Doth No Good Plea Go Unpunished?

     The following story from 1873 demonstrates that some things in Powelton haven't changed (i.e., problems with brick sidewalks and battles between neighbors) while other things (the role of churches) have.

     “A New Point Of Faith.—In the Philadelphia Central Presbytery it is necessary to salvation that one should believe not only in the Five Points of Calvinism, but also in mud-puddles. The First Presbyterian Church of Mantua [*] kept on its sidewalk a system of dirty pools, and an elder of the Church, Mr. A. S. Ashmead, made so bold as to address to 'Ye Honorable ye Board of Trustees' of the Church a petition, couched in antique English, praying for the abatement of the nuisance. No disrespectful language was used, and the only sentence in the petition—which lies before us—into which any exceptionable meaning can possibly be injected is this:
      'It being a scandal to ye whole neighborhood, moreover, that ye ladies (God bless 'em!) in order ye better to avoid soiling their dresses, are compelled to lift ye skirts therefore higher than would otherwise be necessary, and causing ye ladies aforesaid to ruminate upon ye old saying, 'Cleanliness is next to godliness,' etc.
      For sending this note, which was characterized as scurrilous, Mr. Ashmead was arraigned before the session of the Church, for 'immorality and unchristian conduct,' and was suspended from the sacraments [unless and until he issued an apology]. The case being appealed to the presbytery, the judgment of the session has been sustained; and poor Mr. Ashmead is cast forth as a heathen man and a publican because he does not believe that mud-puddles are part of the ways of the Lord's house."   (Reprinted from the Independent in The Ladies' Repository. Methodist Episcopal Church. General Conference. 1873. Pg 67.)
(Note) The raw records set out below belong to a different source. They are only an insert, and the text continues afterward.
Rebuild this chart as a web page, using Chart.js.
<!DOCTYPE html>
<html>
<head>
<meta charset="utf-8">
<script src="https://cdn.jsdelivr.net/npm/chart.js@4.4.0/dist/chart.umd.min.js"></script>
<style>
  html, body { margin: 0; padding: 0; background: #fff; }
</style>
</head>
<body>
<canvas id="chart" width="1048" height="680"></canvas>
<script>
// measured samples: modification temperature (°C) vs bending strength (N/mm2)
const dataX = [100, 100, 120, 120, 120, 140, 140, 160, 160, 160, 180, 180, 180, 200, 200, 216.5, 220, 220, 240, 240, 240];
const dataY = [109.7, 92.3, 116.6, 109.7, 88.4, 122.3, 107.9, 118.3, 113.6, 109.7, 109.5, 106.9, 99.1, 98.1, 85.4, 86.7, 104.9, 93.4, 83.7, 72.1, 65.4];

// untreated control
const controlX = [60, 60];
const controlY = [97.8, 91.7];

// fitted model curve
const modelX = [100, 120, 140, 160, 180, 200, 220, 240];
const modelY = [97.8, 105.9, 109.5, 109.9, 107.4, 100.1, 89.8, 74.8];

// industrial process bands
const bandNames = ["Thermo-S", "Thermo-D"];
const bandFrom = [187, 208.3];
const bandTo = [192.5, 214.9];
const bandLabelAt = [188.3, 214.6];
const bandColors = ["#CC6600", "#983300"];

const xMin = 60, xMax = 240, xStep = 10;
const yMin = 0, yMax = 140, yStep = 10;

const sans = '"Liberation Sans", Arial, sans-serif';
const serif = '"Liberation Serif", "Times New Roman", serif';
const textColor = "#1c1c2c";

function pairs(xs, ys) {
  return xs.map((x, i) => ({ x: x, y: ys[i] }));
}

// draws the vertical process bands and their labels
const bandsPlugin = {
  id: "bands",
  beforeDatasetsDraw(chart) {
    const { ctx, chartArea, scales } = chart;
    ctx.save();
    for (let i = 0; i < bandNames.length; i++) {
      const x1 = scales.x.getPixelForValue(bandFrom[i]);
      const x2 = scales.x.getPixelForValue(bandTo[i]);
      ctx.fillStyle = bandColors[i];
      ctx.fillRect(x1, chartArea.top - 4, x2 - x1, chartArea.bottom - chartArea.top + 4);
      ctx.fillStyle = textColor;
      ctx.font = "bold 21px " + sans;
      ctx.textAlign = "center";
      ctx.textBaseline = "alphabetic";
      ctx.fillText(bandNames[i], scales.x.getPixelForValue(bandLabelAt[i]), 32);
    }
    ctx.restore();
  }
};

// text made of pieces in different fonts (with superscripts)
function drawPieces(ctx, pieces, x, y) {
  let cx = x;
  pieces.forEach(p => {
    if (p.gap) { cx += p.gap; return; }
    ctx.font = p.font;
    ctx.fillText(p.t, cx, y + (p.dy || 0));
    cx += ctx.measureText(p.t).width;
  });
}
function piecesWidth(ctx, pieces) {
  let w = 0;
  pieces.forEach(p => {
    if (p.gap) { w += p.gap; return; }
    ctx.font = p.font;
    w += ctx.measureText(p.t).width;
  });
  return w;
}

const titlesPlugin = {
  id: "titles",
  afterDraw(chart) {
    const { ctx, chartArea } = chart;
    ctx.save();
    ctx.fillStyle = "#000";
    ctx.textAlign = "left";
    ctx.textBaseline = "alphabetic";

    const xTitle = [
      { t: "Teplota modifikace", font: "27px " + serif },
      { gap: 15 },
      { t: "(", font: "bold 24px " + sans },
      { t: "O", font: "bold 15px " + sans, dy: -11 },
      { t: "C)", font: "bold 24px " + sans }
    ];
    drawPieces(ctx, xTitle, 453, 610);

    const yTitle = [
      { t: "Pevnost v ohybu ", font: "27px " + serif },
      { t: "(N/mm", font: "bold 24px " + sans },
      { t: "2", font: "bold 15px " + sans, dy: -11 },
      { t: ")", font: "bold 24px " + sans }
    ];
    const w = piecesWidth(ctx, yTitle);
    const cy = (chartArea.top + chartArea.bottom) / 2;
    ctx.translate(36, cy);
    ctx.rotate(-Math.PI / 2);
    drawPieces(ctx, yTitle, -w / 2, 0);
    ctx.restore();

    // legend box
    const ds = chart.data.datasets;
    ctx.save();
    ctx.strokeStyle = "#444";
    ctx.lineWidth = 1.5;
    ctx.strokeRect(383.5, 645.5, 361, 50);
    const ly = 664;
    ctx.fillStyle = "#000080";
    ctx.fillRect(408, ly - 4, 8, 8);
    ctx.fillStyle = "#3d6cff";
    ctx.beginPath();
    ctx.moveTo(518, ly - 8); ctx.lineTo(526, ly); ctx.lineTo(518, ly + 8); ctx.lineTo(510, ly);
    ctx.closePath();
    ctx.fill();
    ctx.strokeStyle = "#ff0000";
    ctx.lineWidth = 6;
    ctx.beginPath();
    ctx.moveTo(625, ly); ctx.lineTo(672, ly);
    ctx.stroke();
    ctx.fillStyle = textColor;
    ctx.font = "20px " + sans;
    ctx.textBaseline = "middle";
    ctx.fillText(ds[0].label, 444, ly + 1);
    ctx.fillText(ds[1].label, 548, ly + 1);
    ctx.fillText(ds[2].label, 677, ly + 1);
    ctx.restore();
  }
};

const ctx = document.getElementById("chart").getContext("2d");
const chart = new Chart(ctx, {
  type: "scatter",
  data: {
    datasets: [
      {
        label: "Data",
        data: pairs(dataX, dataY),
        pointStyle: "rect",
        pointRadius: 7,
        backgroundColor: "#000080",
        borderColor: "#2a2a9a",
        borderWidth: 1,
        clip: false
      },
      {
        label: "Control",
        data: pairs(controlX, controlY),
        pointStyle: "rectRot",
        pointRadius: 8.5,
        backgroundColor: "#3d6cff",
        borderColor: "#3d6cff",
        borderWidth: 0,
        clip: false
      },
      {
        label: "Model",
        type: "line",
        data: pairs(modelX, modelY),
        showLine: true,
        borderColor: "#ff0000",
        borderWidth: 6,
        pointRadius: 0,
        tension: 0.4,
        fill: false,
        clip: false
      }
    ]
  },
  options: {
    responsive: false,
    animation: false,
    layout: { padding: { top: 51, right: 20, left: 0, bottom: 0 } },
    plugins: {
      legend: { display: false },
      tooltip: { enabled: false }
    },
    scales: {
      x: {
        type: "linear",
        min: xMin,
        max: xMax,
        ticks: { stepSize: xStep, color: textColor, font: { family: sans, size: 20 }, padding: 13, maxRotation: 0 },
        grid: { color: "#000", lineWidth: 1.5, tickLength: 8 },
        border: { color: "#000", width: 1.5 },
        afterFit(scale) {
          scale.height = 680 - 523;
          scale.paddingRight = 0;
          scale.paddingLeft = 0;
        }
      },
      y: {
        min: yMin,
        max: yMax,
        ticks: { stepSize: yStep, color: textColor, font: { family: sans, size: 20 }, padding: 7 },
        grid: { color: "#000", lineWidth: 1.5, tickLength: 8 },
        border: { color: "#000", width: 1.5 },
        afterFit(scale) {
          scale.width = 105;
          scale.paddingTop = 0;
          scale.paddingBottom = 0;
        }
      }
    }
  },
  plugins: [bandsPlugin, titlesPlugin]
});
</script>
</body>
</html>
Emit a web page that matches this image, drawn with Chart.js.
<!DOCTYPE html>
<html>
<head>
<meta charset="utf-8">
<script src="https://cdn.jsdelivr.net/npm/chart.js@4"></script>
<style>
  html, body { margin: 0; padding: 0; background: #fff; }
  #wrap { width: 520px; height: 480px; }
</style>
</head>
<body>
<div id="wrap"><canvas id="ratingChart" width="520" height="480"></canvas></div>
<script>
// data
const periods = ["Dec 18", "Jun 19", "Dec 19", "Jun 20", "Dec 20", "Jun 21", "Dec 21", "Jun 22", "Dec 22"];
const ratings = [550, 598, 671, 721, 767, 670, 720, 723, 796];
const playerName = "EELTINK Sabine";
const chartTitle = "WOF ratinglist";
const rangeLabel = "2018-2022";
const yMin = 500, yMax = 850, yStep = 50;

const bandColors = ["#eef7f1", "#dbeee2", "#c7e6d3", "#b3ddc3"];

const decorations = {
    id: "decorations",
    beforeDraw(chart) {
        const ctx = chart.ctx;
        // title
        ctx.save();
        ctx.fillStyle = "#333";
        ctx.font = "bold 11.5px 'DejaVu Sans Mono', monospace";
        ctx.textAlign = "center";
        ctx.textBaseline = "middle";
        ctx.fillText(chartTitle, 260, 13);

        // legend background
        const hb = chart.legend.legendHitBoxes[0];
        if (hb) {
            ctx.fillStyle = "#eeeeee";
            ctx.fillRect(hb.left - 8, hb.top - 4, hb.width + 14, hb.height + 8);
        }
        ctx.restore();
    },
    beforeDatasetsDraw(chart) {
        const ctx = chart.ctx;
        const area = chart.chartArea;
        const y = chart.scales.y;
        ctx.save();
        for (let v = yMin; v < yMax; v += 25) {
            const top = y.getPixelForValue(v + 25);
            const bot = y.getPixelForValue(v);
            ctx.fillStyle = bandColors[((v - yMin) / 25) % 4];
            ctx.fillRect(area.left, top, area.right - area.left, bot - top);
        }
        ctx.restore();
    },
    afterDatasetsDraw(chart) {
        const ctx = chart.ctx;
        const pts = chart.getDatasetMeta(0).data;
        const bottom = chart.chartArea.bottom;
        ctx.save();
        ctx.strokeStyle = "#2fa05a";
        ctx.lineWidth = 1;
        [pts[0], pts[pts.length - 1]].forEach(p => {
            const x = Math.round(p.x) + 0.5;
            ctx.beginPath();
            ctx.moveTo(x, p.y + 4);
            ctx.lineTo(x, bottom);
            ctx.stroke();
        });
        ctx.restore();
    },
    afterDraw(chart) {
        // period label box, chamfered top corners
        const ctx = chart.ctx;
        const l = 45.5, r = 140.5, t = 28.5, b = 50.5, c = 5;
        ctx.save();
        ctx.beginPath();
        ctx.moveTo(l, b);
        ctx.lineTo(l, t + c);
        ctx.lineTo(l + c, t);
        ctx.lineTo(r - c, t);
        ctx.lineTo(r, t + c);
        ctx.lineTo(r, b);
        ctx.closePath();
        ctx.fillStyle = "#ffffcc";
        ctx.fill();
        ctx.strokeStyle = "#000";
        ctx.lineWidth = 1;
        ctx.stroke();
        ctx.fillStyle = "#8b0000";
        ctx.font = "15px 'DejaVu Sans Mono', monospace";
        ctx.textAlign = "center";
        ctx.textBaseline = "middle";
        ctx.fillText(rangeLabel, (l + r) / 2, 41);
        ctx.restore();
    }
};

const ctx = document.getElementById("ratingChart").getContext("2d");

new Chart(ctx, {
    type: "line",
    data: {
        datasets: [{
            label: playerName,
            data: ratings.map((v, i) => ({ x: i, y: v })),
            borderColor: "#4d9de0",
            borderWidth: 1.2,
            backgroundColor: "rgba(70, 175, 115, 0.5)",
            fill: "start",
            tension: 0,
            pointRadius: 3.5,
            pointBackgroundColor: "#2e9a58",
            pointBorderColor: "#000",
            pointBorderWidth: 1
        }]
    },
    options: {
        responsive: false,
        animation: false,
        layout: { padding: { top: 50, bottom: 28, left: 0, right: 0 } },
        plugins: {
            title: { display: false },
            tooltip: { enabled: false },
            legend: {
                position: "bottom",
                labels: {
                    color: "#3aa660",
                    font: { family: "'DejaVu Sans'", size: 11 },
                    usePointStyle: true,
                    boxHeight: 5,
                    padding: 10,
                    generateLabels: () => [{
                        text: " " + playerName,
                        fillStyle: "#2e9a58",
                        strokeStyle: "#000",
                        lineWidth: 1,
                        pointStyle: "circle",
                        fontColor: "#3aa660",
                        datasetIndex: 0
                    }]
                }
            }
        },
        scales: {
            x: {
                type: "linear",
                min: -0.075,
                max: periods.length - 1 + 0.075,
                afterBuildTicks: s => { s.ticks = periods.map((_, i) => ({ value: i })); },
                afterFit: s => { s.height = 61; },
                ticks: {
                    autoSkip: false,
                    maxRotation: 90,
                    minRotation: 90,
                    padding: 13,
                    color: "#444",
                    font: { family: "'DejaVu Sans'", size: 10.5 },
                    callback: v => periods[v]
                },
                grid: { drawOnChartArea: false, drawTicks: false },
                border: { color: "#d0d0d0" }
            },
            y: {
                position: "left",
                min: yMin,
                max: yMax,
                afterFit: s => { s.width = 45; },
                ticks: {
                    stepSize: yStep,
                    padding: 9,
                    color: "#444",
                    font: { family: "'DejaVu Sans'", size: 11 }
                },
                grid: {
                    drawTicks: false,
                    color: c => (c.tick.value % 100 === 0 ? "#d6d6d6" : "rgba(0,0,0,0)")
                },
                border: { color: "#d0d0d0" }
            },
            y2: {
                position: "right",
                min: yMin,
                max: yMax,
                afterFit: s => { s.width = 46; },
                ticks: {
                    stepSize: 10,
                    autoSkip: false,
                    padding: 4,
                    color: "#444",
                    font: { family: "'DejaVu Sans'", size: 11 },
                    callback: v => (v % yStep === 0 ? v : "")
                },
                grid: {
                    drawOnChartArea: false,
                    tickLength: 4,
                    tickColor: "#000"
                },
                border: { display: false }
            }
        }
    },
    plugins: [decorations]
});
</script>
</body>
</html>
     * The First Presbyterian Church of Mantua was located at 3500 Spring Garden St.  It became the Northminster Presbyterian Church when it moved to 3500 Baring St. in 1875.

      Albert Ashmead was a prosperous merchant who was married to Sarah Graham, the daughter of a grocer on High (Market ) St.   About 1859 the Ashmeads moved with their seven children and her mother from 36th and Bridge (Spring Garden) streets to 3500 Hamilton St.  When the Civil War started, he joined the 29th Pennsylvania Infantry at age 37.  He served as an Assistant Quartermaster throughout the war.  After the war, he rejoined his family at 3500 Hamilton St. and became a real estate agent.
      Ashmead's  appeal to the Philadelphia presbytery of his suspension from the First Presbyterian Church was covered in two long articles in the Philadelphia Inquirer.  His alleged offense was not the content of the petition (as implied  by the gleeful Methodists), but the fact that he allegedly submitted it anonymously and that he denied having sent it.  Whatever the truth of these allegations, it is clear there must have been more to the story.  It is likely that the back story centers on some other difference of opinion between Albert Ashmead and his neighbor, Alexander Andrews (3507 Baring St.).  (I have previously written about the long history of the relationship between the Andrews family and the Northminster church.)
    When Ashmead wrote his unsigned "petition," he sent it to Andrews who was the President of the Board of Trustees of the church.  Ashmead stated he had attached a note to Andrews stating he would be happy to gather signatures, if that was necessary.  Andrews showed the letter to the pastor and the other elders but otherwise sat on it for 16 months before making it public and bringing charges against Ashmead.  Pastor Henry Augustus Smith (3413 Hamilton St.) testified that when the matter was brought up, Ashmead responded with hostility toward the church.  (Perhaps it is worth noting that Rev. Smith, who was the pastor from 1864-1882, was married to Alexander Andrews's daughter, Louisa.)
    It is not known whether Albert Ashmead ever issued an apology and was reinstated in the church.  However, the matter might simply have become mute when the Ashmead family moved to Lower Merion a few years later.  What is clear is that Powelton, like any village, was not always peaceful and neighbors were not always friends.